### Exercise instructions:
Tally the lines of the listing that contain the string "with". Give the number and nothing else.

Rows from a dataset of charts and code:
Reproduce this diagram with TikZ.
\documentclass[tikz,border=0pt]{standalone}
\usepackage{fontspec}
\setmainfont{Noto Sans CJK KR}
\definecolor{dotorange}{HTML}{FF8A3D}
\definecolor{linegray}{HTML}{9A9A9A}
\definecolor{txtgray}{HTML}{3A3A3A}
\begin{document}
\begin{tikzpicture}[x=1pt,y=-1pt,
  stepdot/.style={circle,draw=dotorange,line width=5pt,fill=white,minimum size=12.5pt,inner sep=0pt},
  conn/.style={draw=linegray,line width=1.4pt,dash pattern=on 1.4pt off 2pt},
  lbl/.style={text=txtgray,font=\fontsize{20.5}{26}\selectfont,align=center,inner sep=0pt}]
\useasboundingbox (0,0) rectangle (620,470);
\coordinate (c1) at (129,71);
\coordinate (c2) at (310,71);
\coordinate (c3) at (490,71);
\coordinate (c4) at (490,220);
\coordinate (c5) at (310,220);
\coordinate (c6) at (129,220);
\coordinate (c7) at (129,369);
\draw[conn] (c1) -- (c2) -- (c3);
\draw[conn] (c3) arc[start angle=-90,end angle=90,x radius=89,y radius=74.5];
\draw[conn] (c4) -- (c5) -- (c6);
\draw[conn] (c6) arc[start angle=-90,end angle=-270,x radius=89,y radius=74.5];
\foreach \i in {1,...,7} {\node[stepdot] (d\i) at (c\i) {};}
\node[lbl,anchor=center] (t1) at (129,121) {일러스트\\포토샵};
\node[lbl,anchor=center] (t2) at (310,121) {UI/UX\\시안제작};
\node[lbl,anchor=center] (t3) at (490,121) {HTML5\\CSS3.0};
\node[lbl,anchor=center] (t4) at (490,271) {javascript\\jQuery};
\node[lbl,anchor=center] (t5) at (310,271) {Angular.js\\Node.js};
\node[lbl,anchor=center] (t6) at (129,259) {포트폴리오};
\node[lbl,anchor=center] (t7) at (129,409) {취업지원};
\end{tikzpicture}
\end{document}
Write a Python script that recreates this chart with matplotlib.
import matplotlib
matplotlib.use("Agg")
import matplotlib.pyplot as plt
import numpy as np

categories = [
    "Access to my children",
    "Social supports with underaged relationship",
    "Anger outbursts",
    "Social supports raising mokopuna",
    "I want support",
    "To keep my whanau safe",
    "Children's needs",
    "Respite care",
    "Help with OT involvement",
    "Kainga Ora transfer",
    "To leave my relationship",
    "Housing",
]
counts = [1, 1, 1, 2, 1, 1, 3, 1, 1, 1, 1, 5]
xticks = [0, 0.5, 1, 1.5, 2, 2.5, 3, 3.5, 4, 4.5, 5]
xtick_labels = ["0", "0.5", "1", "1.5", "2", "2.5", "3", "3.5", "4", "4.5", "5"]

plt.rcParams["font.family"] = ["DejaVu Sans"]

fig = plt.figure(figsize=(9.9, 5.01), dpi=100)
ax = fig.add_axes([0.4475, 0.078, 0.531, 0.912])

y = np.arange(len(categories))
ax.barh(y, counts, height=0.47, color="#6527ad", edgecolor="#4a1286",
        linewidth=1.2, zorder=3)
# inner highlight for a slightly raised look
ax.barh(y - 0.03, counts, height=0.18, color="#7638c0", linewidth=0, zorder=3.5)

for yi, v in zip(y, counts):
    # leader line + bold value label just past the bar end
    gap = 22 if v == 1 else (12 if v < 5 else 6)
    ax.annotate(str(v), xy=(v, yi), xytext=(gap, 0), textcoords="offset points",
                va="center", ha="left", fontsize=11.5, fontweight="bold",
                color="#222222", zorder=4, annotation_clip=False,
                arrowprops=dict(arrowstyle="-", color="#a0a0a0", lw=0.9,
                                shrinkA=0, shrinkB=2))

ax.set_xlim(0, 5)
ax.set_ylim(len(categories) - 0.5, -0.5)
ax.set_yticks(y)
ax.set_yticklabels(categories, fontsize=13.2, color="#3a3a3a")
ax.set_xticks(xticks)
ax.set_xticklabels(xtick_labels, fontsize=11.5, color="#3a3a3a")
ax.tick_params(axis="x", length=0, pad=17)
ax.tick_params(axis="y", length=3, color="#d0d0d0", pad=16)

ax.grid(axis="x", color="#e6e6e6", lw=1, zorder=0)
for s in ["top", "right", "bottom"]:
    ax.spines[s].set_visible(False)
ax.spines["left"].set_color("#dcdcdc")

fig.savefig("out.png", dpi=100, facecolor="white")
--
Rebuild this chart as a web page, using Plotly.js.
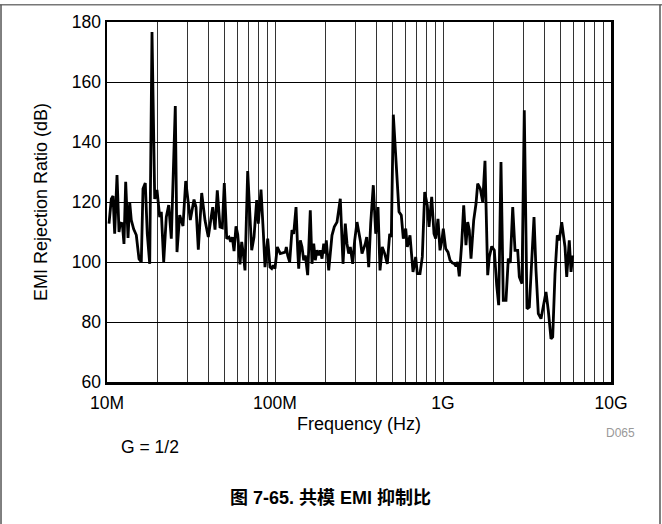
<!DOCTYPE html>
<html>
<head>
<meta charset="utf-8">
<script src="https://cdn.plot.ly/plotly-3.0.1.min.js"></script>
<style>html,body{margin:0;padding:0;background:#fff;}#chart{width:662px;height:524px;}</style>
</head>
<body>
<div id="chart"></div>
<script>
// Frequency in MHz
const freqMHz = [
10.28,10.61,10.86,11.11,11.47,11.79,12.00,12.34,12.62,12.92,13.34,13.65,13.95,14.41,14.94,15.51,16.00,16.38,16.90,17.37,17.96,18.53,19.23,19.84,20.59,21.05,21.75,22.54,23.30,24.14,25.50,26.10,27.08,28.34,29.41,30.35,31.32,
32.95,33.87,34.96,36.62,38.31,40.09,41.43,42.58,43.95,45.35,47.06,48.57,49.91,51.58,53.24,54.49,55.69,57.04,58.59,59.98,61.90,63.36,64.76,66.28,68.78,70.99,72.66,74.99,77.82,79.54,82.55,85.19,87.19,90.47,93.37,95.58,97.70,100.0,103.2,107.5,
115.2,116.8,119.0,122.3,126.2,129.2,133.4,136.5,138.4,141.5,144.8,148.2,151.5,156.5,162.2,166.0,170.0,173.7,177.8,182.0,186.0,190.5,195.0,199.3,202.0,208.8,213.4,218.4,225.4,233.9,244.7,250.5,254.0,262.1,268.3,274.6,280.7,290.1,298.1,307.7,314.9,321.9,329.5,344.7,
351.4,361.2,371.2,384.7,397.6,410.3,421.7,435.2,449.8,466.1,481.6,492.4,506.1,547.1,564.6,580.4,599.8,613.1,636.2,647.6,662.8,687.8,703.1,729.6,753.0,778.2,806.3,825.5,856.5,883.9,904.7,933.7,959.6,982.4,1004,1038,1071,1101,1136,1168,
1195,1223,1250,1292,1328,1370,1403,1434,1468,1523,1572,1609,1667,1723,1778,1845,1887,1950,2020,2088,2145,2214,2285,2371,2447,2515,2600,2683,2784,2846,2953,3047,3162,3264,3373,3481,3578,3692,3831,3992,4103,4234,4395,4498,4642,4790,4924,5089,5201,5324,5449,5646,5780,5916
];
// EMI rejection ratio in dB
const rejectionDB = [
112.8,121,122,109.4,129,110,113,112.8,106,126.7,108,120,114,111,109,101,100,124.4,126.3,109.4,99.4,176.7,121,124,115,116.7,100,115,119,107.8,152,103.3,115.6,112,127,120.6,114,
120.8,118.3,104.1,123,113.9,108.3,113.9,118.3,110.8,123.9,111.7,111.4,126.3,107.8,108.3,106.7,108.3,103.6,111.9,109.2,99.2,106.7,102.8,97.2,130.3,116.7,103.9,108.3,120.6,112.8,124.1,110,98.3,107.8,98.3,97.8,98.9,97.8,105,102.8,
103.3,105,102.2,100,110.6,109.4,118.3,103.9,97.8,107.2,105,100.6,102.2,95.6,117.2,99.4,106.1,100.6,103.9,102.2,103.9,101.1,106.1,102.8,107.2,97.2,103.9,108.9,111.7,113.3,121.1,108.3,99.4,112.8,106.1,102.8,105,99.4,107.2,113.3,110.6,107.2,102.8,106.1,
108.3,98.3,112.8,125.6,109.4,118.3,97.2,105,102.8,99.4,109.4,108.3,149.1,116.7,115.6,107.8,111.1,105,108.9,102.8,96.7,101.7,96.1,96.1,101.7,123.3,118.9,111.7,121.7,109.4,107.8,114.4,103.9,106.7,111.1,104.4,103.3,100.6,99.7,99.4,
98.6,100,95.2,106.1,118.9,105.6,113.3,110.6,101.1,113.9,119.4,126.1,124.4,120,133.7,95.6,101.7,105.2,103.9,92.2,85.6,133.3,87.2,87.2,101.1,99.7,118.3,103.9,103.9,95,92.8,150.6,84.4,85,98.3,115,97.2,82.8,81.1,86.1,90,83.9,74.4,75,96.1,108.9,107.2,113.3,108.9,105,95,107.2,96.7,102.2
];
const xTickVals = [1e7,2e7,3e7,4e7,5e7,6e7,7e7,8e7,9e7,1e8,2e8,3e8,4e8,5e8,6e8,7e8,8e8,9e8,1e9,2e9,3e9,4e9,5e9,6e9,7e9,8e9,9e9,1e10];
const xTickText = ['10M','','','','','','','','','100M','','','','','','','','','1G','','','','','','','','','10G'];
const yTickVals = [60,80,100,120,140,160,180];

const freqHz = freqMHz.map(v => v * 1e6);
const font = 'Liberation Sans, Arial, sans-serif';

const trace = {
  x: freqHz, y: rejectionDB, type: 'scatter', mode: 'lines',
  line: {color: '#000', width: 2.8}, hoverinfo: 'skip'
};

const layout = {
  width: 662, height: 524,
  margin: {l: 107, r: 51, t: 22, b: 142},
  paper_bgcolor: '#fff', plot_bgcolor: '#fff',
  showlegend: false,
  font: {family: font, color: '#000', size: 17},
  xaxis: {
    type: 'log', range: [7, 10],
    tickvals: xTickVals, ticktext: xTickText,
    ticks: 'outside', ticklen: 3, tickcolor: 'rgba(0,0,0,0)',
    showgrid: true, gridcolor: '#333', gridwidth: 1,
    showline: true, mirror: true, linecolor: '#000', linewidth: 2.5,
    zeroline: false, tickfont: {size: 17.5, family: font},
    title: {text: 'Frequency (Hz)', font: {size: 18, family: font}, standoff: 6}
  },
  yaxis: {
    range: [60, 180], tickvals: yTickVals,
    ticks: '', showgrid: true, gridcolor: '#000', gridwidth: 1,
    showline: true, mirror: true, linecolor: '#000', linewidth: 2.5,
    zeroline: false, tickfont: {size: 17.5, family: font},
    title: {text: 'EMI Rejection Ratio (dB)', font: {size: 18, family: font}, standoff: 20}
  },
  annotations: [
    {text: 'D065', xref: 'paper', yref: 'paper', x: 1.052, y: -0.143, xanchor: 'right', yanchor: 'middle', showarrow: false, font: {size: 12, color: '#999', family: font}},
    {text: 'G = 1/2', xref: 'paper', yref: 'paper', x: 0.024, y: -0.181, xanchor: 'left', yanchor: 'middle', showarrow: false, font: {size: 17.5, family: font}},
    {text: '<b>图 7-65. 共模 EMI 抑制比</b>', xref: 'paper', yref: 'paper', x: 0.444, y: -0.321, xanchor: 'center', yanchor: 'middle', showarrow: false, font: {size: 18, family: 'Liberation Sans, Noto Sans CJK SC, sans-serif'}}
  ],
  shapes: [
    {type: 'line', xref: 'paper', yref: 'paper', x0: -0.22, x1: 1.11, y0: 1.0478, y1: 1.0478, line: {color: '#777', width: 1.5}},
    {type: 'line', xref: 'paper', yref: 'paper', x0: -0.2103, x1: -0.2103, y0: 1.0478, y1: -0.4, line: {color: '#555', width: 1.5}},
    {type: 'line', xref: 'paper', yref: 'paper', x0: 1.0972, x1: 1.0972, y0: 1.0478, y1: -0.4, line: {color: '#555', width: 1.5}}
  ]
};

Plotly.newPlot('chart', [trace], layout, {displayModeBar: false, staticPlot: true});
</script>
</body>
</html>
...
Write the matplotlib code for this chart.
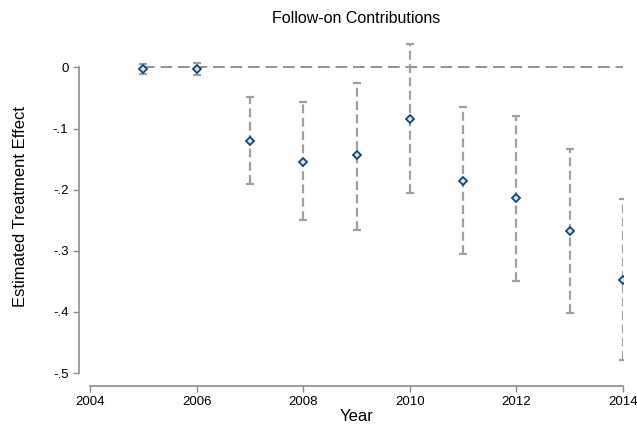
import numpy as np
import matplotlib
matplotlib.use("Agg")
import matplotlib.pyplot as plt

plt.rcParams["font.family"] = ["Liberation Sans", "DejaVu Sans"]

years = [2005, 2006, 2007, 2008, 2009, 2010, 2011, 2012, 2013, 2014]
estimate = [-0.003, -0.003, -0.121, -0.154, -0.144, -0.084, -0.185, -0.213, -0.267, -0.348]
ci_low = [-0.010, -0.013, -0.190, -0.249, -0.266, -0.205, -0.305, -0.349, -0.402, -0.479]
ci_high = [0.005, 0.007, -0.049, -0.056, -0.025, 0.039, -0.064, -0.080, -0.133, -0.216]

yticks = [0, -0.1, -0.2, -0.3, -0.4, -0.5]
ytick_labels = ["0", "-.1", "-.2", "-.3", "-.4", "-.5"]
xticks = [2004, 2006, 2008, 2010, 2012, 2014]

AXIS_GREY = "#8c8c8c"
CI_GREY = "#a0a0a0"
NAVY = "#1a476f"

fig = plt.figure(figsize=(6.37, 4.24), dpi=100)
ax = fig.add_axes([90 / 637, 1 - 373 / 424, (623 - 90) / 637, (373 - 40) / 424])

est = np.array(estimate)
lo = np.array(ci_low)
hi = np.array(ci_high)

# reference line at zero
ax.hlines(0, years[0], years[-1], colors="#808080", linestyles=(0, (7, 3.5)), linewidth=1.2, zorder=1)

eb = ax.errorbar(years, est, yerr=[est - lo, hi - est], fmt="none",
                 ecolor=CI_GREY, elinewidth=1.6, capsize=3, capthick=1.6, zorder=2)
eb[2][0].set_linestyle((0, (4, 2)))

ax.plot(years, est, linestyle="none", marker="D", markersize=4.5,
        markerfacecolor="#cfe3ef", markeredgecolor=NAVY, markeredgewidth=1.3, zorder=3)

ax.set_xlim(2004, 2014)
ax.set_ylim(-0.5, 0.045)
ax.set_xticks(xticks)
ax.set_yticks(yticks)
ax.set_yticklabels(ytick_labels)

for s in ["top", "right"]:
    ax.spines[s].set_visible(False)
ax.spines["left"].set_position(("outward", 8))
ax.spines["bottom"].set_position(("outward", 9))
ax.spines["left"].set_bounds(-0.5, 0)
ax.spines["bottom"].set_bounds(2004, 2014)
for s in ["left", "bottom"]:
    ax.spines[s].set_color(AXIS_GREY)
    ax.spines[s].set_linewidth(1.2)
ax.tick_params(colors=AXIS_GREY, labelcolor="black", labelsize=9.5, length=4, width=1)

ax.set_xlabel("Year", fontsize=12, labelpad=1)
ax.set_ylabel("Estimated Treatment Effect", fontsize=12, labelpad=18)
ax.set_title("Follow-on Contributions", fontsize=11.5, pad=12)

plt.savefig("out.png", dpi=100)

### Reply to the task:
4